The National Curriculum Framework, stressing the need for developing children's faculty of analysis and application, was crying to be created. When you were a child in 1988, and the then edition of your chemistry textbook had told you that "when 0.1 ml of potassium permanganate solution (1-300) and 1 ml of diluted sulphuric acid (1-20) are added to 5 ml of solutions of chlorites (1-20), the red-purple colour of the solution disappears, you are not likely to remember it in 2008. But had you bothered to visit the laboratory to add the above chemicals in that order, the sight of the red-purple colour vanishing would have lingered in your mind till now.
As for mathematics, say, mensuration, textbooks showing figures with several lines labelled as "height", "slant height", "radius", "circumference", etc are first, straining to the eyes; second, confusing; and third and most important, they don't resemble life as it is. A circle can never look like a real sphere; that's the limitation of drawing: A two-dimensional figure can at best create an illusion of being three-dimensional but cannot become one. Instead, try origami.

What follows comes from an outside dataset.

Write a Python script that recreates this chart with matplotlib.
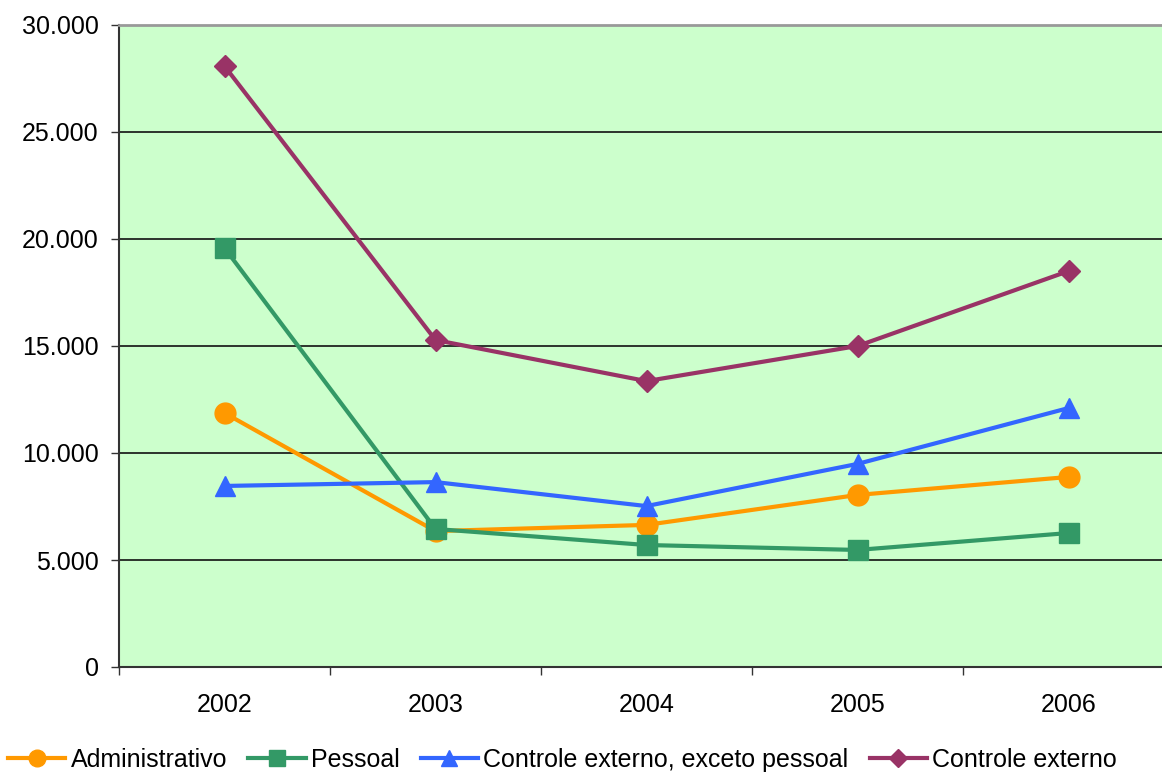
import matplotlib.pyplot as plt
from matplotlib.ticker import FuncFormatter, MultipleLocator, FixedLocator

plt.rcParams["font.family"] = ["Liberation Sans", "DejaVu Sans"]

years = ["2002", "2003", "2004", "2005", "2006"]
administrativo = [11870, 6350, 6640, 8040, 8880]
pessoal = [19580, 6450, 5700, 5470, 6260]
controle_exceto_pessoal = [8460, 8640, 7520, 9490, 12100]
controle_externo = [28080, 15280, 13360, 15000, 18500]

series = [
    ("Administrativo", administrativo, "#FF9900", "o", 15),
    ("Pessoal", pessoal, "#339966", "s", 14),
    ("Controle externo, exceto pessoal", controle_exceto_pessoal, "#3366FF", "^", 15),
    ("Controle externo", controle_externo, "#993366", "D", 11),
]

fig = plt.figure(figsize=(11.62, 7.73), dpi=100)
ax = fig.add_axes([119 / 1162, 1 - 667 / 773, 1055 / 1162, 642 / 773])
ax.set_facecolor("#CCFFCC")

x = list(range(len(years)))
for label, values, color, marker, ms in series:
    ax.plot(x, values, color=color, marker=marker, markersize=ms, linewidth=3,
            label=label, clip_on=False, zorder=3)

ax.set_xlim(-0.5, len(years) - 0.5)
ax.set_ylim(0, 30000)
ax.yaxis.set_major_locator(MultipleLocator(5000))
ax.yaxis.set_major_formatter(FuncFormatter(lambda v, p: f"{int(v):,}".replace(",", ".")))
ax.grid(axis="y", color="#111111", linewidth=1.2, zorder=1)

# year labels centred, tick marks on the category boundaries
ax.set_xticks(x)
ax.set_xticklabels(years)
ax.xaxis.set_minor_locator(FixedLocator([i - 0.5 for i in range(len(years) + 1)]))
ax.tick_params(axis="x", which="major", length=0, pad=19, labelsize=18)
ax.tick_params(axis="x", which="minor", length=6, width=1, color="#333333")
ax.tick_params(axis="y", length=6, width=1, color="#333333", pad=8.5, labelsize=18)

ax.spines["right"].set_visible(False)
ax.spines["top"].set_color("#999999")
ax.spines["top"].set_linewidth(2)
for side in ("left", "bottom"):
    ax.spines[side].set_color("#333333")
    ax.spines[side].set_linewidth(1.5)

fig.legend(loc="center", bbox_to_anchor=(0.484, 1 - 760 / 773), ncol=4, frameon=False,
           fontsize=18, handlelength=2.3, handletextpad=0.2, columnspacing=0.85,
           markerscale=0.8)

fig.savefig("out.png", dpi=100)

To understand cylinders, for example, take a rectangular sheet of paper; roll it along the length -- it's a cylinder. Then open it up; tell the child what was the length (l) of the rectangle became the circumference of the cylinder (2pr) and what was the breadth (b) of the former became the height (h) of the latter. Therefore, the curved surface area (CSA) of the cylinder, though sounds difficult, is as simple as the area of the rectangle of which it was made. This follows that since the area of the rectangle is l x b, the CSA of the cylinder is 2pr (in place of l) x h (in place of b), where p = 22/7 approximately. This is one of the ingenious ways of teaching maths and this is how the subject has started being taught in Indian schools now, thanks to the National Curriculum Framework.
If the "rote formula" has produced millions of technocrats, comprehension and application will produce billions of them. And then the mother won't send her child to the father for maths answers, who, in turn, won't send the poor little one to a private tutor; and yet claim they are 'educated' parents.